Desde que estaba en campaña oficial, al tomar el poder presidencial y hasta el día de hoy, Andrés Manuel López Obrador se ha caracterizado por ser un fanfarrón y un orador locuaz, es decir, que habla mucho y que poco hace.
Pero este señor no es, desde 2018 hasta el momento, una persona sin responsabilidades y cuyas palabras y actos a nadie afecta, el papel que ahora tiene en la silla presidencial es de un trabajador público cuya función es determinante para el porvenir de las mismas personas que lo pusieron ahí y de quienes, por conocimiento y sabia elección, no votaron por él en su momento.

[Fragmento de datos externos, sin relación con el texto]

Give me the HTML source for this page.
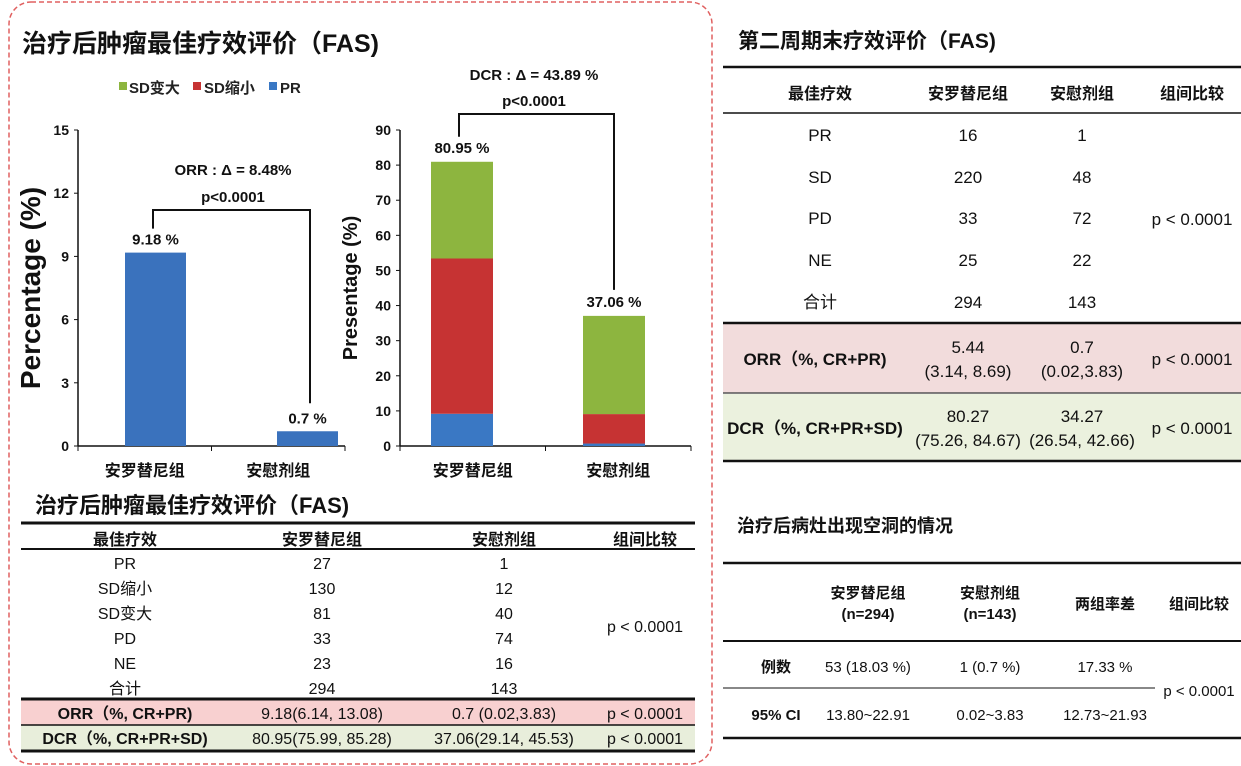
<!DOCTYPE html>
<html><head><meta charset="utf-8">
<style>
html,body{margin:0;padding:0;background:#fff;}
svg{display:block;font-family:"Liberation Sans","Noto Sans CJK SC",sans-serif;}
.b{font-weight:bold;}
</style></head>
<body>
<svg id="root" width="1241" height="766" viewBox="0 0 1241 766">
<rect x="9" y="2" width="703" height="762" rx="22" fill="none" stroke="#e06060" stroke-width="1.5" stroke-dasharray="5,3"/>
<text x="22" y="52" font-size="25" class="b" fill="#111">治疗后肿瘤最佳疗效评价（FAS)</text>

<!-- legend -->
<g font-size="15" font-weight="bold" fill="#222">
<rect x="119" y="82" width="8" height="8" fill="#8db53f"/>
<text x="129" y="93">SD变大</text>
<rect x="193" y="82" width="8" height="8" fill="#c63333"/>
<text x="204" y="93">SD缩小</text>
<rect x="269" y="82" width="8" height="8" fill="#3a78c4"/>
<text x="280" y="93">PR</text>
</g>

<g id="chart1"></g>
<g id="chart2"></g>

<!-- bottom-left table -->
<g>
<text x="35" y="513" font-size="22" class="b" fill="#111">治疗后肿瘤最佳疗效评价（FAS)</text>
<rect x="21" y="700" width="674" height="25" fill="#f8d0d0"/>
<rect x="21" y="725" width="674" height="25" fill="#e8eedb"/>
<line x1="21" y1="523" x2="695" y2="523" stroke="#111" stroke-width="3"/>
<line x1="21" y1="549" x2="695" y2="549" stroke="#111" stroke-width="2"/>
<line x1="21" y1="699" x2="695" y2="699" stroke="#111" stroke-width="3"/>
<line x1="21" y1="725" x2="695" y2="725" stroke="#111" stroke-width="1.5"/>
<line x1="21" y1="751" x2="695" y2="751" stroke="#111" stroke-width="3"/>
<g text-anchor="middle" font-size="16" fill="#111">
<text x="125" y="545" class="b">最佳疗效</text>
<text x="322" y="545" class="b">安罗替尼组</text>
<text x="504" y="545" class="b">安慰剂组</text>
<text x="645" y="545" class="b">组间比较</text>
<text x="125" y="569">PR</text><text x="322" y="569">27</text><text x="504" y="569">1</text>
<text x="125" y="594">SD缩小</text><text x="322" y="594">130</text><text x="504" y="594">12</text>
<text x="125" y="619">SD变大</text><text x="322" y="619">81</text><text x="504" y="619">40</text>
<text x="125" y="644">PD</text><text x="322" y="644">33</text><text x="504" y="644">74</text>
<text x="125" y="669">NE</text><text x="322" y="669">23</text><text x="504" y="669">16</text>
<text x="125" y="694">合计</text><text x="322" y="694">294</text><text x="504" y="694">143</text>
<text x="645" y="632">p &lt; 0.0001</text>
<text x="125" y="719" class="b">ORR（%, CR+PR)</text><text x="322" y="719">9.18(6.14, 13.08)</text><text x="504" y="719">0.7 (0.02,3.83)</text><text x="645" y="719">p &lt; 0.0001</text>
<text x="125" y="744" class="b">DCR（%, CR+PR+SD)</text><text x="322" y="744">80.95(75.99, 85.28)</text><text x="504" y="744">37.06(29.14, 45.53)</text><text x="645" y="744">p &lt; 0.0001</text>
</g>
</g>

<!-- right table 1 -->
<g>
<text x="738" y="48" font-size="21" class="b" fill="#111">第二周期末疗效评价（FAS)</text>
<rect x="723" y="324" width="518" height="69" fill="#f2dcdc"/>
<rect x="723" y="394" width="518" height="67" fill="#ebf1de"/>
<line x1="723" y1="67" x2="1241" y2="67" stroke="#111" stroke-width="2.5"/>
<line x1="723" y1="113" x2="1241" y2="113" stroke="#111" stroke-width="1.5"/>
<line x1="723" y1="323" x2="1241" y2="323" stroke="#111" stroke-width="2.5"/>
<line x1="723" y1="393" x2="1241" y2="393" stroke="#555" stroke-width="1.5"/>
<line x1="723" y1="461" x2="1241" y2="461" stroke="#111" stroke-width="2.5"/>
<g text-anchor="middle" font-size="17" fill="#111">
<text x="820" y="99" class="b" font-size="16">最佳疗效</text>
<text x="968" y="99" class="b" font-size="16">安罗替尼组</text>
<text x="1082" y="99" class="b" font-size="16">安慰剂组</text>
<text x="1192" y="99" class="b" font-size="16">组间比较</text>
<text x="820" y="141">PR</text><text x="968" y="141">16</text><text x="1082" y="141">1</text>
<text x="820" y="183">SD</text><text x="968" y="183">220</text><text x="1082" y="183">48</text>
<text x="820" y="224">PD</text><text x="968" y="224">33</text><text x="1082" y="224">72</text>
<text x="820" y="266">NE</text><text x="968" y="266">25</text><text x="1082" y="266">22</text>
<text x="820" y="308">合计</text><text x="968" y="308">294</text><text x="1082" y="308">143</text>
<text x="1192" y="225">p &lt; 0.0001</text>
<text x="815" y="365" class="b">ORR（%, CR+PR)</text>
<text x="968" y="353">5.44</text><text x="968" y="377">(3.14, 8.69)</text>
<text x="1082" y="353">0.7</text><text x="1082" y="377">(0.02,3.83)</text>
<text x="1192" y="365">p &lt; 0.0001</text>
<text x="815" y="434" class="b">DCR（%, CR+PR+SD)</text>
<text x="968" y="422">80.27</text><text x="968" y="446">(75.26, 84.67)</text>
<text x="1082" y="422">34.27</text><text x="1082" y="446">(26.54, 42.66)</text>
<text x="1192" y="434">p &lt; 0.0001</text>
</g>
</g>

<!-- right table 2 -->
<g>
<text x="737" y="532" font-size="18" class="b" fill="#111">治疗后病灶出现空洞的情况</text>
<line x1="723" y1="563" x2="1241" y2="563" stroke="#111" stroke-width="2.5"/>
<line x1="723" y1="641" x2="1241" y2="641" stroke="#111" stroke-width="2"/>
<line x1="723" y1="688" x2="1155" y2="688" stroke="#111" stroke-width="1"/>
<line x1="723" y1="738" x2="1241" y2="738" stroke="#111" stroke-width="2.5"/>
<g text-anchor="middle" font-size="15" fill="#111">
<text x="868" y="598" class="b">安罗替尼组</text><text x="868" y="619" class="b">(n=294)</text>
<text x="990" y="598" class="b">安慰剂组</text><text x="990" y="619" class="b">(n=143)</text>
<text x="1105" y="609" class="b">两组率差</text>
<text x="1199" y="609" class="b">组间比较</text>
<text x="776" y="672" class="b">例数</text><text x="868" y="672">53 (18.03 %)</text><text x="990" y="672">1 (0.7 %)</text><text x="1105" y="672">17.33 %</text>
<text x="776" y="720" class="b">95% CI</text><text x="868" y="720">13.80~22.91</text><text x="990" y="720">0.02~3.83</text><text x="1105" y="720">12.73~21.93</text>
<text x="1199" y="696">p &lt; 0.0001</text>
</g>
</g>
</svg>

<script>
const categories = ["安罗替尼组", "安慰剂组"];
const orrValues = [9.18, 0.7];
const orrLabels = ["9.18 %", "0.7 %"];
const orrTicks = [0, 3, 6, 9, 12, 15];
const prValues = [9.18, 0.7];
const sdShrinkValues = [44.22, 8.39];
const sdEnlargeValues = [27.55, 27.97];
const dcrLabels = ["80.95 %", "37.06 %"];
const dcrTicks = [0, 10, 20, 30, 40, 50, 60, 70, 80, 90];

const NS = "http://www.w3.org/2000/svg";
function mk(parent, tag, attrs, txt) {
  const e = document.createElementNS(NS, tag);
  for (const k in attrs) e.setAttribute(k, attrs[k]);
  if (txt !== undefined) e.textContent = txt;
  parent.appendChild(e);
  return e;
}

function axes(g, x0, x1, y0, y1, max, ticks, title, titleSize, titleX) {
  const y = v => y0 - (v / max) * (y0 - y1);
  let e = mk(g, "line", {x1: x0, y1: y0, x2: x0, y2: y1, stroke: "#111", "stroke-width": 1.5});
  
  
  e = mk(g, "line", {x1: x0, y1: y0, x2: x1, y2: y0, stroke: "#111", "stroke-width": 1.5});
  
  
  ticks.forEach(t => {
    mk(g, "line", {x1: x0 - 4, y1: y(t), x2: x0, y2: y(t), stroke: "#111"});
    e = mk(g, "text", {x: x0 - 9, y: y(t) + 5, "text-anchor": "end", "font-size": 14, "font-weight": "bold", fill: "#111"}, t);
    
    
  });
  const step = (x1 - x0) / categories.length;
  [0, 1, 2].forEach(i => mk(g, "line", {x1: x0 + step * i, y1: y0, x2: x0 + step * i, y2: y0 + 5, stroke: "#111"}));
  categories.forEach((c, i) => {
    e = mk(g, "text", {x: x0 + step * (i + 0.5), y: y0 + 30, "text-anchor": "middle", "font-size": 16, "font-weight": "bold", fill: "#111"}, c);
    
    
  });
  const cy = (y0 + y1) / 2;
  e = mk(g, "text", {x: titleX, y: cy, transform: `rotate(-90 ${titleX} ${cy})`, "text-anchor": "middle", "font-size": titleSize, "font-weight": "bold", fill: "#111"}, title);
  
  
  return {y, step};
}

// Chart 1
(function () {
  const g = document.getElementById("chart1");
  const x0 = 78, x1 = 345, y0 = 446, y1 = 130;
  const a = axes(g, x0, x1, y0, y1, 15, orrTicks, "Percentage (%)", 28, 40);
  const step = (x1 - x0) / 2, bw = 61;
  const cx = i => x0 + step * (i + 0.5) + (i ? 41 : -45) * 0 ;
  const barX = i => i ? 277 : 125;
  orrValues.forEach((v, i) => {
    let e = mk(g, "rect", {x: barX(i), y: a.y(v), width: bw, height: y0 - a.y(v), fill: "#3a72bd"});
    
    
    e = mk(g, "text", {x: barX(i) + bw / 2, y: a.y(v) - 8, "text-anchor": "middle", "font-size": 15, "font-weight": "bold", fill: "#111"}, orrLabels[i]);
    
    
  });
  const lx = 153, rx = 310, top = a.y(11.2);
  let e = mk(g, "path", {d: `M${lx} ${a.y(orrValues[0]) - 24} V${top} H${rx} V${a.y(orrValues[1]) - 28}`, fill: "none", stroke: "#111", "stroke-width": 2});
  
  
  e = mk(g, "text", {x: 233, y: 175, "text-anchor": "middle", "font-size": 15, "font-weight": "bold", fill: "#111"}, "ORR : Δ = 8.48%");
  
  
  e = mk(g, "text", {x: 233, y: 202, "text-anchor": "middle", "font-size": 15, "font-weight": "bold", fill: "#111"}, "p<0.0001");
  
  
})();

// Chart 2
(function () {
  const g = document.getElementById("chart2");
  const x0 = 400, x1 = 691, y0 = 446, y1 = 130;
  const a = axes(g, x0, x1, y0, y1, 90, dcrTicks, "Presentage (%)", 20, 357);
  const bw = 62;
  const barX = i => i ? 583 : 431;
  const series = [[prValues, "#3a78c4", "bar-pr"], [sdShrinkValues, "#c63333", "bar-sd-shrink"], [sdEnlargeValues, "#8db53f", "bar-sd-enlarge"]];
  categories.forEach((c, i) => {
    let base = 0;
    series.forEach(s => {
      const v = s[0][i];
      const e = mk(g, "rect", {x: barX(i), y: a.y(base + v), width: bw, height: a.y(base) - a.y(base + v), fill: s[1]});
      
      
      base += v;
    });
    const e = mk(g, "text", {x: barX(i) + bw / 2, y: a.y(base) - 9, "text-anchor": "middle", "font-size": 15, "font-weight": "bold", fill: "#111"}, dcrLabels[i]);
    
    
  });
  const t0 = prValues[0] + sdShrinkValues[0] + sdEnlargeValues[0];
  const t1 = prValues[1] + sdShrinkValues[1] + sdEnlargeValues[1];
  let e = mk(g, "path", {d: `M459 ${a.y(t0) - 25} V114 H614 V${a.y(t1) - 26}`, fill: "none", stroke: "#111", "stroke-width": 2});
  
  
  e = mk(g, "text", {x: 534, y: 80, "text-anchor": "middle", "font-size": 15, "font-weight": "bold", fill: "#111"}, "DCR : Δ = 43.89 %");
  
  
  e = mk(g, "text", {x: 534, y: 106, "text-anchor": "middle", "font-size": 15, "font-weight": "bold", fill: "#111"}, "p<0.0001");
  
  
})();
</script>
</body></html>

Su papel es, pues, el de cabezal de toda una sociedad muy compleja, se trata de tomar sabias decisiones, promulgar y ejecutar leyes que expida el Congreso de la Unión, tiene el poder y la obligación de nombrar y remover libremente a sus secretarios de Estado, embajadores (con aprobación del Senado), empleados de Hacienda, preservar además la seguridad nacional, tiene el poder de disponer de la totalidad de las fuerzas armadas, de declarar guerras incluso, dirigir la política exterior, celebrar y modificar tratados internacionales (con la aprobación del Senado), convocar a congresos y sesiones extraordinarias si así se requiriera, etc. Tiene en pocas palabras, una responsabilidad nacional, ya no es un don nadie cuyos actos, discursos y resultados le afecten de manera exclusiva a un círculo limitado, ya sea familiar o amistoso, si no que lleva tras sus decisiones, erradas hasta el momento, a más de 120 millones de mexicanos.
De esta manera, así como el sol no puede taparse con un dedo, los errores cometidos por el mandatario nacional no se pueden anular con discursos huecos, llenos de necesidad moral, de mentiras y de escusa, delegando culpas a gobiernos previos.
Estos actos bajos y ruines, de poco pundonor ante la opinión pública, única fuente que tiene para esconder sus nulos resultados me recuerda a un personaje histórico famoso por sus discursos y acciones. Me refiero a Adolfo Hitler, quien tenía la costumbre de brindaba discursos a quienes lo escuchaban y logró desarrollar la capacidad de poder evaluar rápidamente el estado de ánimo de su audiencia.
A excepción de AMLO, era un hombre que estaba bien informado, leía los periódicos diariamente, pintaba, sabía y hablaba extensamente sobre política y economía. Incluso hay referencias de personas que llegaron a conocerlo y cuyas declaraciones están bien documentadas, que practicaba inclusos los gestos, la respiración y movimientos de manos frente a un espejo antes de hablar en público. Solía ser monotemático y hablaba sobre sus hazañas en la guerra, solían, dicen alguno, ser aburrido y tedioso escuchar siempre lo mismo, pero sabía que quería su audiencia escuchar, y se lo daba. Muy semejante, a excepción de la fluidez y práctica para hablar y conocimiento sobre política, es Andrés Manuel.
No sabe como gobernar al país porque no sabe cuales son sus problemas esenciales y mucho menos su solución. Lo que sabe es a donde quería llegar, dejar huella en la historia, fanfarronear sobre lo moralmente buena que es su administración y ocultar como el polvo bajo una alfombra, sus políticas erradas y huecas. Debemos dejar de pensar que no nos compete hablar de política o de economía, debemos empezar a unirnos y educarnos para llegar a entender el verdadero mal de la sociedad.
Llegar a entender que precisamente el hecho de que el poder político y económico esté siempre en manos de enemigos del pueblo es lo que tiene al pueblo pendiendo de un hilo un gobierno si y otro también. Solo el pueblo conoce bien sus propios intereses y necesidades, solo ellos deben y pueden mejorar su situación. Unidos y organizados lograrán cambiar transformar realmente a la sociedad, como decía Allende: “Mucho más temprano que tarde, se abrirán las grandes alamedas por donde pase el hombre libre para construir una sociedad mejor. ¡Viva el pueblo! ¡Vivan los Trabajadores!”